_WORKING DATA_.
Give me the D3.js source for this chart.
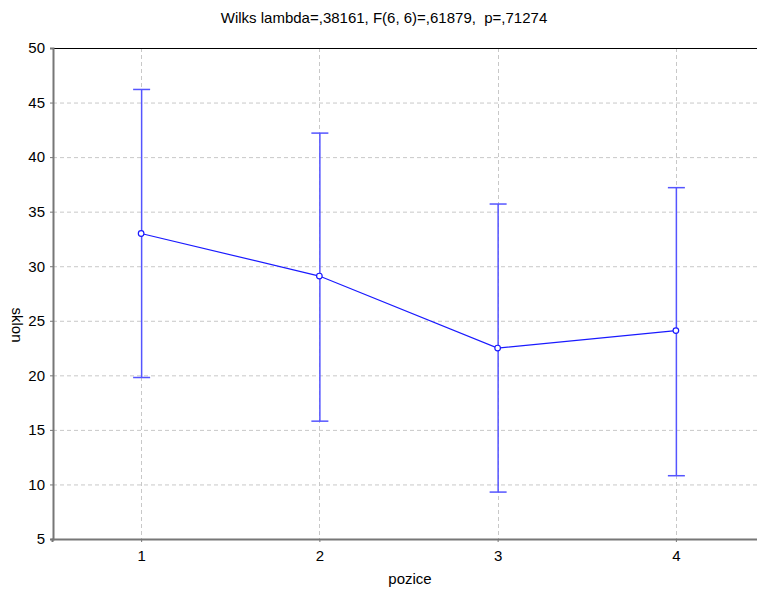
<html>
<head>
<script src="https://cdn.jsdelivr.net/npm/d3@7"></script>
</head>
<body style="margin:0">
<svg width="757" height="590" id="chart"></svg>
<script>
// values
var positions = [1, 2, 3, 4];
var means = [33.0, 29.1, 22.5, 24.1];
var upper = [46.2, 42.2, 35.7, 37.2];
var lower = [19.8, 15.8, 9.3, 10.8];
var yTicks = [5, 10, 15, 20, 25, 30, 35, 40, 45, 50];
var title = "Wilks lambda=,38161, F(6, 6)=,61879,  p=,71274";

var svg = d3.select("#chart"),
    font = "Liberation Sans, Arial, sans-serif";

svg.append("rect").attr("width", 757).attr("height", 590).attr("fill", "white");

var x = d3.scaleLinear().domain([0.5, 4.5]).range([52, 765]);
var y = d3.scaleLinear().domain([5, 50]).range([539, 48]);

// grid
var grid = svg.append("g")
  .style("stroke", "#c8c8c8")
  .style("stroke-dasharray", "4,3");
grid.selectAll("line.h")
  .data(yTicks.slice(1, -1))
  .enter().append("line")
  .attr("x1", 53).attr("x2", 766)
  .attr("y1", function(d) { return y(d) + 0.5; })
  .attr("y2", function(d) { return y(d) + 0.5; });
grid.selectAll("line.v")
  .data(positions)
  .enter().append("line")
  .attr("x1", function(d) { return Math.round(x(d)) + 0.5; })
  .attr("x2", function(d) { return Math.round(x(d)) + 0.5; })
  .attr("y1", 48).attr("y2", 539);

// frame
svg.append("line").attr("x1", 53).attr("x2", 766).attr("y1", 48.5).attr("y2", 48.5)
  .style("stroke", "#000").style("stroke-width", 1);

// axes
var yAxis = svg.append("g")
  .attr("transform", "translate(53,0)")
  .call(d3.axisLeft(y).tickValues(yTicks).tickSize(3).tickPadding(5));
var xAxis = svg.append("g")
  .attr("transform", "translate(0,539)")
  .call(d3.axisBottom(x).tickValues(positions).tickFormat(d3.format("d")).tickSize(3).tickPadding(8));

[yAxis, xAxis].forEach(function(a) {
  a.select(".domain").style("stroke", "#777").style("stroke-width", 2);
  a.selectAll(".tick line").style("stroke", "#777");
  a.selectAll("text").style("font-family", font).style("font-size", "15px").attr("fill", "#000");
});

// error bars
var bars = svg.append("g")
  .style("stroke", "#5555ff")
  .style("stroke-width", 1.5);
bars.selectAll("line.bar")
  .data(positions)
  .enter().append("line")
  .attr("x1", function(d) { return x(d) + 0.5; })
  .attr("x2", function(d) { return x(d) + 0.5; })
  .attr("y1", function(d, i) { return y(upper[i]); })
  .attr("y2", function(d, i) { return y(lower[i]); });
bars.selectAll("line.capU")
  .data(positions)
  .enter().append("line")
  .attr("x1", function(d) { return x(d) - 8; })
  .attr("x2", function(d) { return x(d) + 9; })
  .attr("y1", function(d, i) { return y(upper[i]); })
  .attr("y2", function(d, i) { return y(upper[i]); });
bars.selectAll("line.capL")
  .data(positions)
  .enter().append("line")
  .attr("x1", function(d) { return x(d) - 8; })
  .attr("x2", function(d) { return x(d) + 9; })
  .attr("y1", function(d, i) { return y(lower[i]); })
  .attr("y2", function(d, i) { return y(lower[i]); });

// mean line
var line = d3.line()
  .x(function(d) { return x(d); })
  .y(function(d, i) { return y(means[i]); });
svg.append("path")
  .datum(positions)
  .attr("d", line)
  .style("fill", "none")
  .style("stroke", "#1a1aff")
  .style("stroke-width", 1.2);

svg.append("g").selectAll("circle")
  .data(positions)
  .enter().append("circle")
  .attr("cx", function(d) { return x(d); })
  .attr("cy", function(d, i) { return y(means[i]); })
  .attr("r", 2.8)
  .style("fill", "white")
  .style("stroke", "#1a1aff")
  .style("stroke-width", 1.2);

// texts
svg.append("text").attr("x", 384).attr("y", 23).attr("text-anchor", "middle")
  .style("font-family", font).style("font-size", "15px").style("white-space", "pre").text(title);
svg.append("text").attr("x", 410).attr("y", 584).attr("text-anchor", "middle")
  .style("font-family", font).style("font-size", "15px").text("pozice");
svg.append("text").attr("transform", "translate(12,325) rotate(90)").attr("text-anchor", "middle")
  .style("font-family", font).style("font-size", "15px").text("sklon");
</script>
</body>
</html>
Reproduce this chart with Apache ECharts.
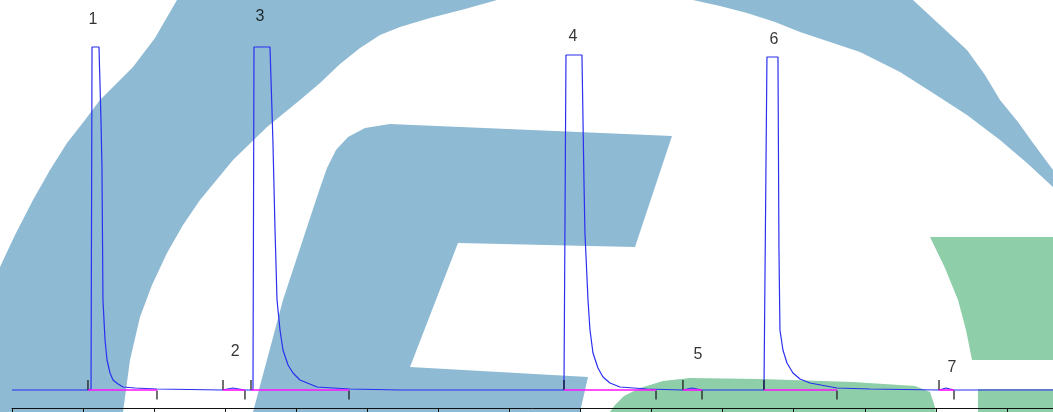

_BRIEF_.
Output all of the records exactly as they appear above, but not the pictures.

_WORKED SOLUTION_.
Give me the D3.js source for this chart.
<html>
<head>
<script src="https://cdn.jsdelivr.net/npm/d3@7"></script>
</head>
<body style="margin:0">
<svg width="757" height="590" id="chart"></svg>
<script>
// values
var positions = [1, 2, 3, 4];
var means = [33.0, 29.1, 22.5, 24.1];
var upper = [46.2, 42.2, 35.7, 37.2];
var lower = [19.8, 15.8, 9.3, 10.8];
var yTicks = [5, 10, 15, 20, 25, 30, 35, 40, 45, 50];
var title = "Wilks lambda=,38161, F(6, 6)=,61879,  p=,71274";

var svg = d3.select("#chart"),
    font = "Liberation Sans, Arial, sans-serif";

svg.append("rect").attr("width", 757).attr("height", 590).attr("fill", "white");

var x = d3.scaleLinear().domain([0.5, 4.5]).range([52, 765]);
var y = d3.scaleLinear().domain([5, 50]).range([539, 48]);

// grid
var grid = svg.append("g")
  .style("stroke", "#c8c8c8")
  .style("stroke-dasharray", "4,3");
grid.selectAll("line.h")
  .data(yTicks.slice(1, -1))
  .enter().append("line")
  .attr("x1", 53).attr("x2", 766)
  .attr("y1", function(d) { return y(d) + 0.5; })
  .attr("y2", function(d) { return y(d) + 0.5; });
grid.selectAll("line.v")
  .data(positions)
  .enter().append("line")
  .attr("x1", function(d) { return Math.round(x(d)) + 0.5; })
  .attr("x2", function(d) { return Math.round(x(d)) + 0.5; })
  .attr("y1", 48).attr("y2", 539);

// frame
svg.append("line").attr("x1", 53).attr("x2", 766).attr("y1", 48.5).attr("y2", 48.5)
  .style("stroke", "#000").style("stroke-width", 1);

// axes
var yAxis = svg.append("g")
  .attr("transform", "translate(53,0)")
  .call(d3.axisLeft(y).tickValues(yTicks).tickSize(3).tickPadding(5));
var xAxis = svg.append("g")
  .attr("transform", "translate(0,539)")
  .call(d3.axisBottom(x).tickValues(positions).tickFormat(d3.format("d")).tickSize(3).tickPadding(8));

[yAxis, xAxis].forEach(function(a) {
  a.select(".domain").style("stroke", "#777").style("stroke-width", 2);
  a.selectAll(".tick line").style("stroke", "#777");
  a.selectAll("text").style("font-family", font).style("font-size", "15px").attr("fill", "#000");
});

// error bars
var bars = svg.append("g")
  .style("stroke", "#5555ff")
  .style("stroke-width", 1.5);
bars.selectAll("line.bar")
  .data(positions)
  .enter().append("line")
  .attr("x1", function(d) { return x(d) + 0.5; })
  .attr("x2", function(d) { return x(d) + 0.5; })
  .attr("y1", function(d, i) { return y(upper[i]); })
  .attr("y2", function(d, i) { return y(lower[i]); });
bars.selectAll("line.capU")
  .data(positions)
  .enter().append("line")
  .attr("x1", function(d) { return x(d) - 8; })
  .attr("x2", function(d) { return x(d) + 9; })
  .attr("y1", function(d, i) { return y(upper[i]); })
  .attr("y2", function(d, i) { return y(upper[i]); });
bars.selectAll("line.capL")
  .data(positions)
  .enter().append("line")
  .attr("x1", function(d) { return x(d) - 8; })
  .attr("x2", function(d) { return x(d) + 9; })
  .attr("y1", function(d, i) { return y(lower[i]); })
  .attr("y2", function(d, i) { return y(lower[i]); });

// mean line
var line = d3.line()
  .x(function(d) { return x(d); })
  .y(function(d, i) { return y(means[i]); });
svg.append("path")
  .datum(positions)
  .attr("d", line)
  .style("fill", "none")
  .style("stroke", "#1a1aff")
  .style("stroke-width", 1.2);

svg.append("g").selectAll("circle")
  .data(positions)
  .enter().append("circle")
  .attr("cx", function(d) { return x(d); })
  .attr("cy", function(d, i) { return y(means[i]); })
  .attr("r", 2.8)
  .style("fill", "white")
  .style("stroke", "#1a1aff")
  .style("stroke-width", 1.2);

// texts
svg.append("text").attr("x", 384).attr("y", 23).attr("text-anchor", "middle")
  .style("font-family", font).style("font-size", "15px").style("white-space", "pre").text(title);
svg.append("text").attr("x", 410).attr("y", 584).attr("text-anchor", "middle")
  .style("font-family", font).style("font-size", "15px").text("pozice");
svg.append("text").attr("transform", "translate(12,325) rotate(90)").attr("text-anchor", "middle")
  .style("font-family", font).style("font-size", "15px").text("sklon");
</script>
</body>
</html>
Reproduce this chart with Apache ECharts.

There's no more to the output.